─── COLLECTED DATA ───

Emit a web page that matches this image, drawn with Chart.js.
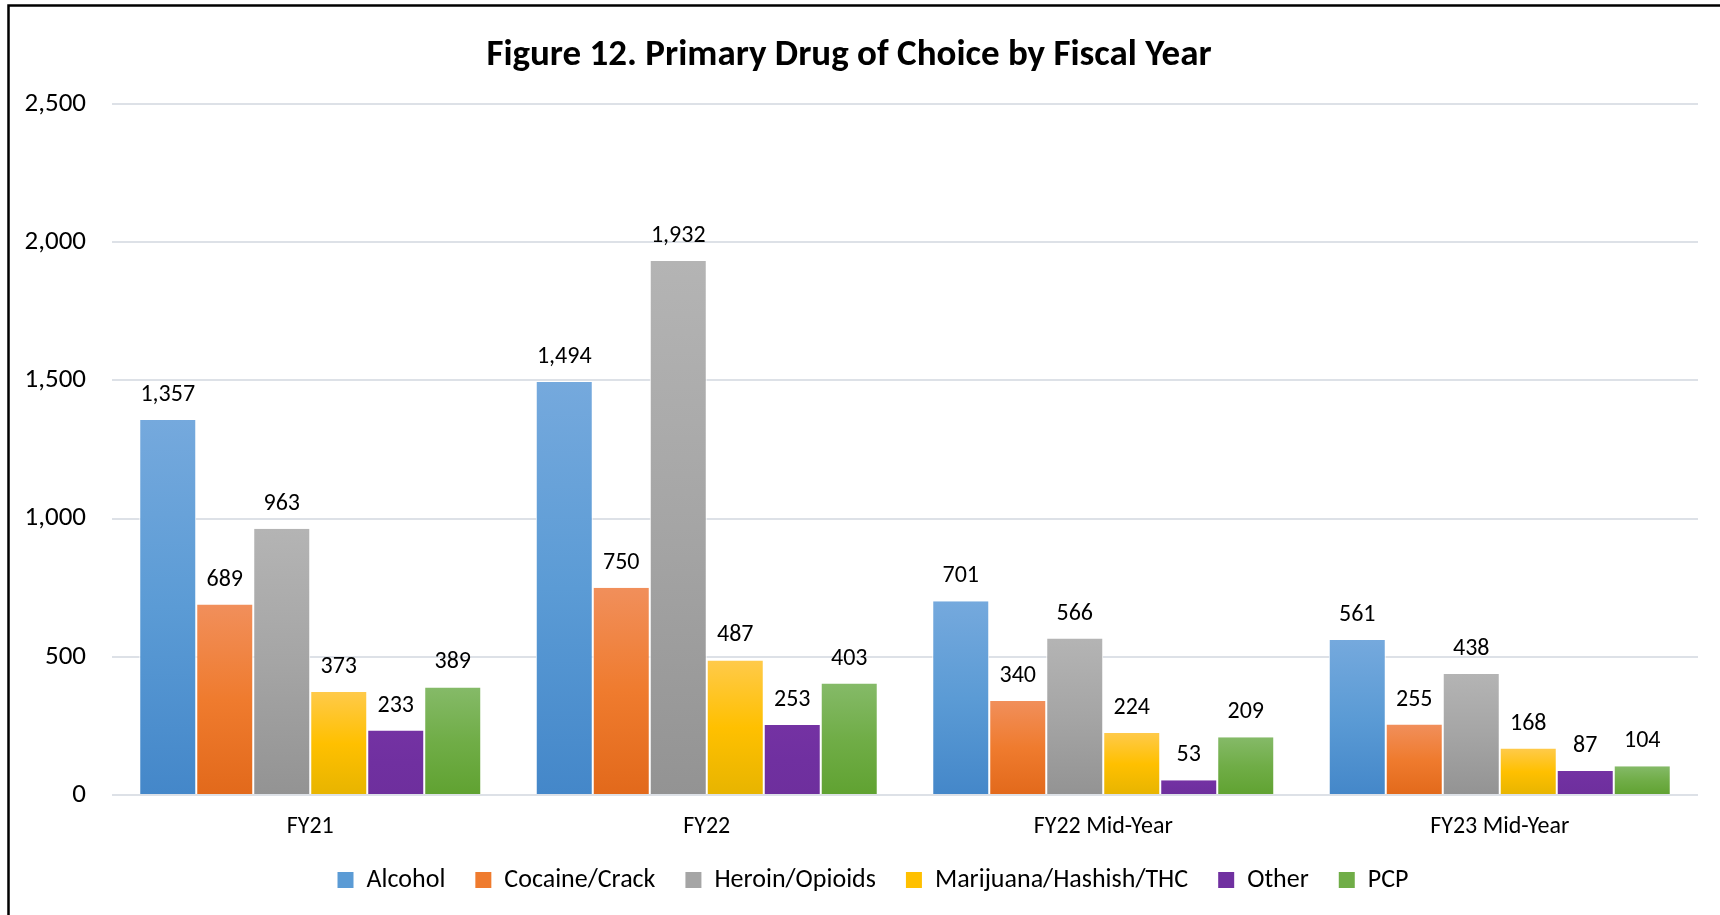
<!DOCTYPE html>
<html>
<head>
<meta charset="utf-8">
<script src="https://cdn.jsdelivr.net/npm/chart.js@4.4.1/dist/chart.umd.min.js"></script>
<style>
  html, body { margin: 0; padding: 0; background: #ffffff; }
  #wrap { position: relative; width: 1720px; height: 915px; }
  canvas { display: block; }
</style>
</head>
<body>
<div id="wrap"><canvas id="c" width="1720" height="915"></canvas></div>
<script>
const categories = ["FY21", "FY22", "FY22 Mid-Year", "FY23 Mid-Year"];
const seriesNames = ["Alcohol", "Cocaine/Crack", "Heroin/Opioids", "Marijuana/Hashish/THC", "Other", "PCP"];
const alcohol   = [1357, 1494, 701, 561];
const cocaine   = [689, 750, 340, 255];
const heroin    = [963, 1932, 566, 438];
const marijuana = [373, 487, 224, 168];
const other     = [233, 253, 53, 87];
const pcp       = [389, 403, 209, 104];
const yTicks    = [0, 500, 1000, 1500, 2000, 2500];
const titleText = "Figure 12. Primary Drug of Choice by Fiscal Year";

const seriesValues = [alcohol, cocaine, heroin, marijuana, other, pcp];
// [top, middle, bottom] gradient stops
const seriesColors = [
  ["#75a9dd", "#5b9bd5", "#4487c9"],
  ["#f18f5b", "#ef7b2e", "#e2691b"],
  ["#b4b4b4", "#a5a5a5", "#939393"],
  ["#ffca4a", "#ffc000", "#e7b400"],
  ["#7432a3", "#7030a0", "#6e2f9d"],
  ["#85ba68", "#70ad47", "#60a231"]
];

const FONT = "Carlito, Lato, 'Open Sans', sans-serif";

function barFill(si) {
  return function(ctx) {
    const cols = seriesColors[si];
    if (ctx.type !== 'data') return cols[1];
    const chart = ctx.chart;
    const ys = chart.scales.y;
    if (!ys || !chart.chartArea) return cols[1];
    const top = ys.getPixelForValue(ctx.raw);
    const bottom = ys.getPixelForValue(0);
    if (!isFinite(top) || !isFinite(bottom) || bottom - top < 1) return cols[1];
    const g = chart.ctx.createLinearGradient(0, top, 0, bottom);
    g.addColorStop(0, cols[0]);
    g.addColorStop(0.5, cols[1]);
    g.addColorStop(1, cols[2]);
    return g;
  };
}

const datasets = seriesNames.map((name, i) => ({
  label: name,
  data: seriesValues[i],
  backgroundColor: barFill(i),
  borderColor: '#ffffff',
  borderWidth: { left: 1, right: 1, top: 0, bottom: 0 },
  borderSkipped: false,
  categoryPercentage: 0.8625,
  barPercentage: 1.0
}));

const frameAndLabels = {
  id: 'frameAndLabels',
  beforeDraw(chart) {
    const c = chart.ctx;
    c.save();
    c.fillStyle = '#ffffff';
    c.fillRect(0, 0, chart.width, chart.height);
    c.strokeStyle = '#000000';
    c.lineWidth = 2.5;
    c.beginPath();
    c.moveTo(8.5, chart.height);
    c.lineTo(8.5, 5.5);
    c.lineTo(chart.width, 5.5);
    c.stroke();
    c.restore();
  },
  afterDatasetsDraw(chart) {
    const c = chart.ctx;
    c.save();
    c.font = "24px " + FONT;
    c.fillStyle = '#000000';
    c.textAlign = 'center';
    c.textBaseline = 'middle';
    chart.data.datasets.forEach((ds, di) => {
      const meta = chart.getDatasetMeta(di);
      meta.data.forEach((el, i) => {
        const v = ds.data[i];
        c.fillText(v.toLocaleString('en-US'), el.x, el.y - 25);
      });
    });
    c.restore();
  }
};

const legendShift = {
  id: 'legendShift',
  afterLayout(chart) {
    const lg = chart.legend;
    if (lg) { lg.left += 24; lg.right += 24; }
  }
};

new Chart(document.getElementById('c'), {
  type: 'bar',
  data: { labels: categories, datasets: datasets },
  plugins: [frameAndLabels, legendShift],
  options: {
    responsive: false,
    animation: false,
    devicePixelRatio: 1,
    layout: { padding: { top: 0, right: 22, bottom: 12, left: 0 } },
    plugins: {
      title: {
        display: true,
        text: titleText,
        color: '#000000',
        font: { family: FONT, size: 37, weight: 'bold', lineHeight: 1.2 },
        padding: { top: 34, bottom: 25.6 }
      },
      legend: {
        position: 'bottom',
        labels: {
          color: '#000000',
          font: { family: FONT, size: 26, lineHeight: 1.2 },
          boxWidth: 16,
          boxHeight: 16,
          padding: 30,
          generateLabels(chart) {
            return chart.data.datasets.map((ds, i) => ({
              text: ds.label,
              fillStyle: seriesColors[i][1],
              strokeStyle: 'rgba(0,0,0,0)',
              lineWidth: 0,
              hidden: !chart.isDatasetVisible(i),
              datasetIndex: i
            }));
          }
        }
      },
      tooltip: { enabled: false }
    },
    scales: {
      x: {
        grid: { display: false },
        border: { display: false },
        ticks: { color: '#000000', font: { family: FONT, size: 24 }, padding: 10 },
        afterFit(scale) { scale.height = 42; }
      },
      y: {
        min: 0,
        max: 2500,
        afterBuildTicks(scale) { scale.ticks = yTicks.map(v => ({ value: v })); },
        grid: { color: '#dde1e7', lineWidth: 2, drawTicks: false },
        border: { display: false },
        ticks: {
          color: '#000000',
          font: { family: FONT, size: 27 },
          padding: 26,
          callback: (v) => Number(v).toLocaleString('en-US')
        },
        afterFit(scale) { scale.width = 112; }
      }
    }
  }
});
</script>
</body>
</html>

───

EXERCISE DESCRIPTION: Transcribe all of the material exactly, leaving out whatever pictures it contains.

WRITTEN REPLY:
Emit a web page that matches this image, drawn with Chart.js.
<!DOCTYPE html>
<html>
<head>
<meta charset="utf-8">
<script src="https://cdn.jsdelivr.net/npm/chart.js@4.4.1/dist/chart.umd.min.js"></script>
<style>
  html, body { margin: 0; padding: 0; background: #ffffff; }
  #wrap { position: relative; width: 1720px; height: 915px; }
  canvas { display: block; }
</style>
</head>
<body>
<div id="wrap"><canvas id="c" width="1720" height="915"></canvas></div>
<script>
const categories = ["FY21", "FY22", "FY22 Mid-Year", "FY23 Mid-Year"];
const seriesNames = ["Alcohol", "Cocaine/Crack", "Heroin/Opioids", "Marijuana/Hashish/THC", "Other", "PCP"];
const alcohol   = [1357, 1494, 701, 561];
const cocaine   = [689, 750, 340, 255];
const heroin    = [963, 1932, 566, 438];
const marijuana = [373, 487, 224, 168];
const other     = [233, 253, 53, 87];
const pcp       = [389, 403, 209, 104];
const yTicks    = [0, 500, 1000, 1500, 2000, 2500];
const titleText = "Figure 12. Primary Drug of Choice by Fiscal Year";

const seriesValues = [alcohol, cocaine, heroin, marijuana, other, pcp];
// [top, middle, bottom] gradient stops
const seriesColors = [
  ["#75a9dd", "#5b9bd5", "#4487c9"],
  ["#f18f5b", "#ef7b2e", "#e2691b"],
  ["#b4b4b4", "#a5a5a5", "#939393"],
  ["#ffca4a", "#ffc000", "#e7b400"],
  ["#7432a3", "#7030a0", "#6e2f9d"],
  ["#85ba68", "#70ad47", "#60a231"]
];

const FONT = "Carlito, Lato, 'Open Sans', sans-serif";

function barFill(si) {
  return function(ctx) {
    const cols = seriesColors[si];
    if (ctx.type !== 'data') return cols[1];
    const chart = ctx.chart;
    const ys = chart.scales.y;
    if (!ys || !chart.chartArea) return cols[1];
    const top = ys.getPixelForValue(ctx.raw);
    const bottom = ys.getPixelForValue(0);
    if (!isFinite(top) || !isFinite(bottom) || bottom - top < 1) return cols[1];
    const g = chart.ctx.createLinearGradient(0, top, 0, bottom);
    g.addColorStop(0, cols[0]);
    g.addColorStop(0.5, cols[1]);
    g.addColorStop(1, cols[2]);
    return g;
  };
}

const datasets = seriesNames.map((name, i) => ({
  label: name,
  data: seriesValues[i],
  backgroundColor: barFill(i),
  borderColor: '#ffffff',
  borderWidth: { left: 1, right: 1, top: 0, bottom: 0 },
  borderSkipped: false,
  categoryPercentage: 0.8625,
  barPercentage: 1.0
}));

const frameAndLabels = {
  id: 'frameAndLabels',
  beforeDraw(chart) {
    const c = chart.ctx;
    c.save();
    c.fillStyle = '#ffffff';
    c.fillRect(0, 0, chart.width, chart.height);
    c.strokeStyle = '#000000';
    c.lineWidth = 2.5;
    c.beginPath();
    c.moveTo(8.5, chart.height);
    c.lineTo(8.5, 5.5);
    c.lineTo(chart.width, 5.5);
    c.stroke();
    c.restore();
  },
  afterDatasetsDraw(chart) {
    const c = chart.ctx;
    c.save();
    c.font = "24px " + FONT;
    c.fillStyle = '#000000';
    c.textAlign = 'center';
    c.textBaseline = 'middle';
    chart.data.datasets.forEach((ds, di) => {
      const meta = chart.getDatasetMeta(di);
      meta.data.forEach((el, i) => {
        const v = ds.data[i];
        c.fillText(v.toLocaleString('en-US'), el.x, el.y - 25);
      });
    });
    c.restore();
  }
};

const legendShift = {
  id: 'legendShift',
  afterLayout(chart) {
    const lg = chart.legend;
    if (lg) { lg.left += 24; lg.right += 24; }
  }
};

new Chart(document.getElementById('c'), {
  type: 'bar',
  data: { labels: categories, datasets: datasets },
  plugins: [frameAndLabels, legendShift],
  options: {
    responsive: false,
    animation: false,
    devicePixelRatio: 1,
    layout: { padding: { top: 0, right: 22, bottom: 12, left: 0 } },
    plugins: {
      title: {
        display: true,
        text: titleText,
        color: '#000000',
        font: { family: FONT, size: 37, weight: 'bold', lineHeight: 1.2 },
        padding: { top: 34, bottom: 25.6 }
      },
      legend: {
        position: 'bottom',
        labels: {
          color: '#000000',
          font: { family: FONT, size: 26, lineHeight: 1.2 },
          boxWidth: 16,
          boxHeight: 16,
          padding: 30,
          generateLabels(chart) {
            return chart.data.datasets.map((ds, i) => ({
              text: ds.label,
              fillStyle: seriesColors[i][1],
              strokeStyle: 'rgba(0,0,0,0)',
              lineWidth: 0,
              hidden: !chart.isDatasetVisible(i),
              datasetIndex: i
            }));
          }
        }
      },
      tooltip: { enabled: false }
    },
    scales: {
      x: {
        grid: { display: false },
        border: { display: false },
        ticks: { color: '#000000', font: { family: FONT, size: 24 }, padding: 10 },
        afterFit(scale) { scale.height = 42; }
      },
      y: {
        min: 0,
        max: 2500,
        afterBuildTicks(scale) { scale.ticks = yTicks.map(v => ({ value: v })); },
        grid: { color: '#dde1e7', lineWidth: 2, drawTicks: false },
        border: { display: false },
        ticks: {
          color: '#000000',
          font: { family: FONT, size: 27 },
          padding: 26,
          callback: (v) => Number(v).toLocaleString('en-US')
        },
        afterFit(scale) { scale.width = 112; }
      }
    }
  }
});
</script>
</body>
</html>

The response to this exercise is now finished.